MARSH: Exactly. Where people have intentionally made different versions, it disturbs customers. Actually, there are more differences in C compilers than in UNIX versions. And most of the differences are annoying. They’re not the kinds of things that involve man-years of effort to get around, but they’re annoying. So, in one sense, UNIX has been standard for a long time. If you look at only the system cedi interface over time, you’ll see that it hasn’t changed a whole lot. The implementations have changed a lot, and the utilities have changed a lot. But it doesn’t make that much difference to a guy writing in the commercial world.

REVIEW: Is there anything that’s even close to UNIX in terms of acceptance in the multiuser marketplace?

MARSH: The PICK system is as close as we’ve got.

REVIEW: And that’s at least an order of magnitude away.

MARSH: In terms of acceptance, yes. Even IBM thinks UNIX is important. You don’t hear those people talk about the PICK system, do you? There just isn’t the same sort of vested interest in the PICK system. There are a lot of people committed to the UNIX system who have millions of dollars of venture capital and large bases of computers. That, in itself, is part of the self-fulfilling prophecy. The more people that commit to it, the more solid the commitment becomes. More and more new people come into the fold. You even have government contractors — like ITT, Bunker Ramo, CDC and all the Beltway OEMs in Washington DC — now learning how the UNIX system operates. They’re all bidding UNIX-based systems to the federal government. It’s the result of a movement that I think actually started in the 1980-82 timeframe.

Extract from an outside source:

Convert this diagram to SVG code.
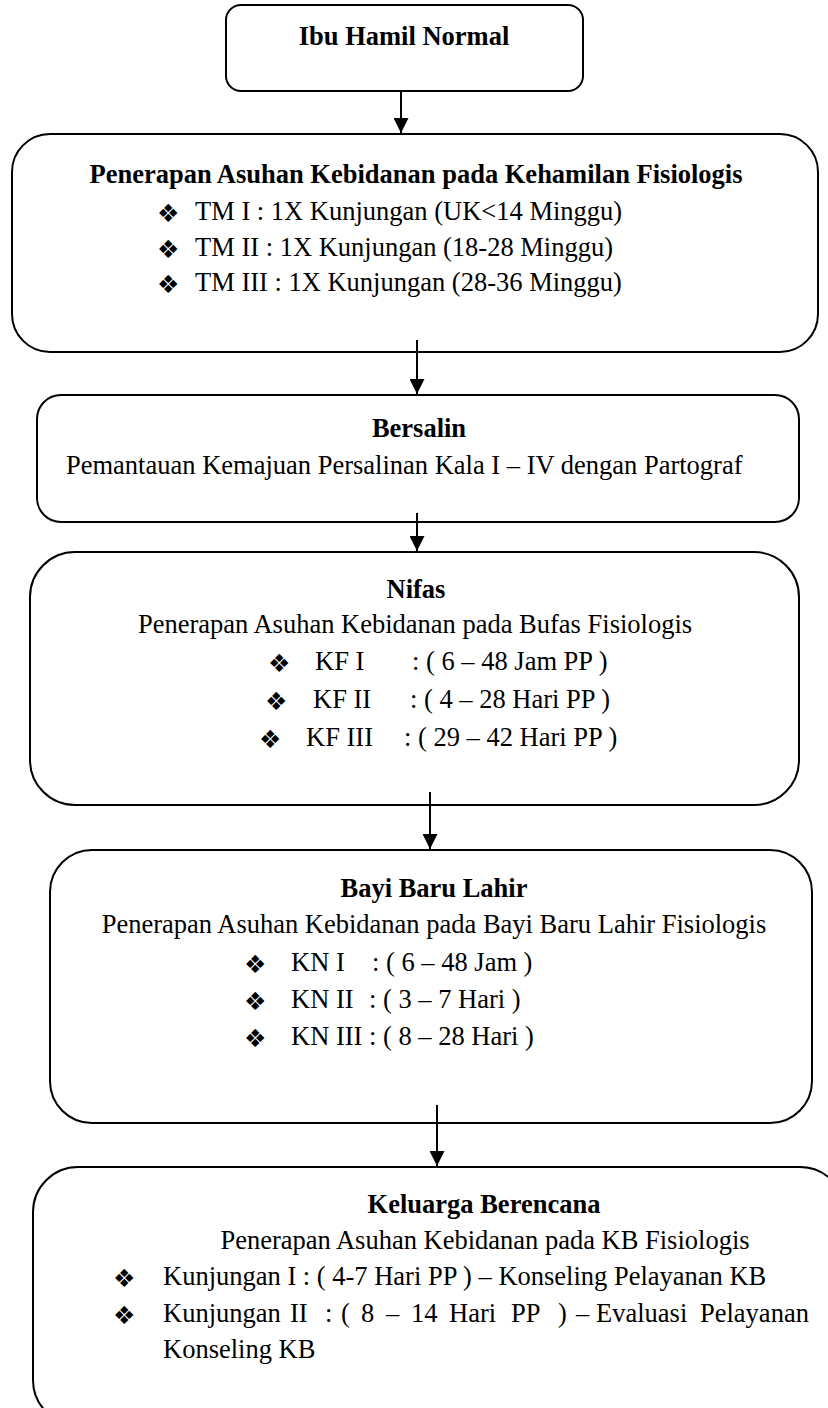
<svg xmlns="http://www.w3.org/2000/svg" width="828" height="1408" viewBox="0 0 828 1408">
<style>
.box{fill:#fff;stroke:#000;stroke-width:2}
.t{font-family:"Liberation Serif","Times New Roman",serif;font-size:26.5px;fill:#000}
.b{font-weight:bold}
.c{text-anchor:middle}
.bl{font-family:"DejaVu Sans",sans-serif;font-size:25px;fill:#000}
.cn{stroke:#000;stroke-width:2;fill:none}
</style>
<defs>
<marker id="ah" viewBox="0 0 10 10" refX="10" refY="5" markerWidth="7.5" markerHeight="7.5" markerUnits="strokeWidth" orient="auto">
<path d="M0,0 L10,5 L0,10 z" fill="#000"/>
</marker>
</defs>
<rect width="828" height="1408" fill="#fff"/>
<g id="n1">
<rect class="box" x="226" y="5" width="357" height="86" rx="15"/>
<text class="t b c" x="404" y="45">Ibu Hamil Normal</text>
</g>
<g id="n2">
<rect class="box" x="12" y="134" width="806" height="218" rx="38"/>
<text class="t b c" x="416" y="183">Penerapan Asuhan Kebidanan pada Kehamilan Fisiologis</text>
<text class="bl" x="157" y="222">❖</text><text class="t" x="195" y="220">TM I : 1X Kunjungan (UK&lt;14 Minggu)</text>
<text class="bl" x="157" y="258">❖</text><text class="t" x="195" y="256">TM II : 1X Kunjungan (18-28 Minggu)</text>
<text class="bl" x="157" y="293">❖</text><text class="t" x="195" y="291">TM III : 1X Kunjungan (28-36 Minggu)</text>
</g>
<g id="n3">
<rect class="box" x="37" y="395" width="762" height="127" rx="24"/>
<text class="t b c" x="419" y="437">Bersalin</text>
<text class="t" x="66" y="474">Pemantauan Kemajuan Persalinan Kala I – IV dengan Partograf</text>
</g>
<g id="n4">
<rect class="box" x="30" y="552" width="769" height="253" rx="45"/>
<text class="t b c" x="416" y="598">Nifas</text>
<text class="t c" x="415" y="633">Penerapan Asuhan Kebidanan pada Bufas Fisiologis</text>
<text class="bl" x="268" y="672">❖</text><text class="t" x="315" y="670">KF I</text><text class="t" x="412" y="670">: ( 6 – 48 Jam PP )</text>
<text class="bl" x="265" y="710">❖</text><text class="t" x="313" y="708">KF II</text><text class="t" x="410" y="708">: ( 4 – 28 Hari PP )</text>
<text class="bl" x="259" y="748">❖</text><text class="t" x="306" y="746">KF III</text><text class="t" x="404" y="746">: ( 29 – 42 Hari PP )</text>
</g>
<g id="n5">
<rect class="box" x="50" y="850" width="762" height="273" rx="42"/>
<text class="t b c" x="434" y="897">Bayi Baru Lahir</text>
<text class="t c" x="434" y="933">Penerapan Asuhan Kebidanan pada Bayi Baru Lahir Fisiologis</text>
<text class="bl" x="244" y="973">❖</text><text class="t" x="291" y="971">KN I</text><text class="t" x="372" y="971">: ( 6 – 48 Jam )</text>
<text class="bl" x="244" y="1010">❖</text><text class="t" x="291" y="1008">KN II</text><text class="t" x="369" y="1008">: ( 3 – 7 Hari )</text>
<text class="bl" x="244" y="1047">❖</text><text class="t" x="291" y="1045">KN III : ( 8 – 28 Hari )</text>
</g>
<g id="n6">
<rect class="box" x="33" y="1167" width="812" height="258" rx="45"/>
<text class="t b c" x="484" y="1213">Keluarga Berencana</text>
<text class="t c" x="485" y="1249">Penerapan Asuhan Kebidanan pada KB Fisiologis</text>
<text class="bl" x="113" y="1287">❖</text><text class="t" x="163" y="1285">Kunjungan I : ( 4-7 Hari PP ) – Konseling Pelayanan KB</text>
<text class="bl" x="113" y="1324">❖</text><text class="t" y="1322"><tspan x="163">Kunjungan</tspan><tspan x="290">II</tspan><tspan x="325">:</tspan><tspan x="341">(</tspan><tspan x="361">8</tspan><tspan x="386">–</tspan><tspan x="411">14</tspan><tspan x="449">Hari</tspan><tspan x="511">PP</tspan><tspan x="558">)</tspan><tspan x="576">–</tspan><tspan x="596">Evaluasi</tspan><tspan x="700">Pelayanan</tspan></text>
<text class="t" x="163" y="1358">Konseling KB</text>
</g>
<g id="connectors">
<line class="cn" x1="401" y1="91" x2="401" y2="133" marker-end="url(#ah)"/>
<line class="cn" x1="417" y1="340" x2="417" y2="394" marker-end="url(#ah)"/>
<line class="cn" x1="417" y1="513" x2="417" y2="551" marker-end="url(#ah)"/>
<line class="cn" x1="430" y1="792" x2="430" y2="849" marker-end="url(#ah)"/>
<line class="cn" x1="437" y1="1105" x2="437" y2="1166" marker-end="url(#ah)"/>
</g>
</svg>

A lot of people are still trying to understand it. The biggest obstacle to understanding the UNIX phenomenon is that so many people are still approaching it from a PC point of view — evaluating it in terms of sheer volume. I sat on a panel the other day with a fellow who was downplaying UNIX, saying there’s only a hundred thousand installations. I said, “It’s a billion dollar market, what do you mean, ‘only a hundred thousand installations?’ " He was talking from a PC perspective, where machine volume is the important issue, rather than dollar volume. But UNIX systems cost 10 to 20 times what the PCs cost, and you can generally count 10 to 20 times more users on them. You can’t argue that the volumes in the UNIX marketplace aren’t significant. People using UNIX to develop applications are serious commercial users who used to buy minicomputers to accomplish the same tasks they can do today on supermicros. There is no question in the minds of most OEMs that UNIX makes sense for them.

REVIEW: They selected it because it’s a development environment that can be used to move applications out to real customers.

MARSH: Yes. It’s good enough as a development environment, but it’s also a sufficient execution environment. And don’t forget that it gives them vendor independence.

REVIEW: As an execution environent , can UNIX be easily hidden?

MARSH: Most of our customers don’t use the shell. The shell isn’t part of the interface to them because they use a database system like Unify or Informix or they use a programming language to create their applications.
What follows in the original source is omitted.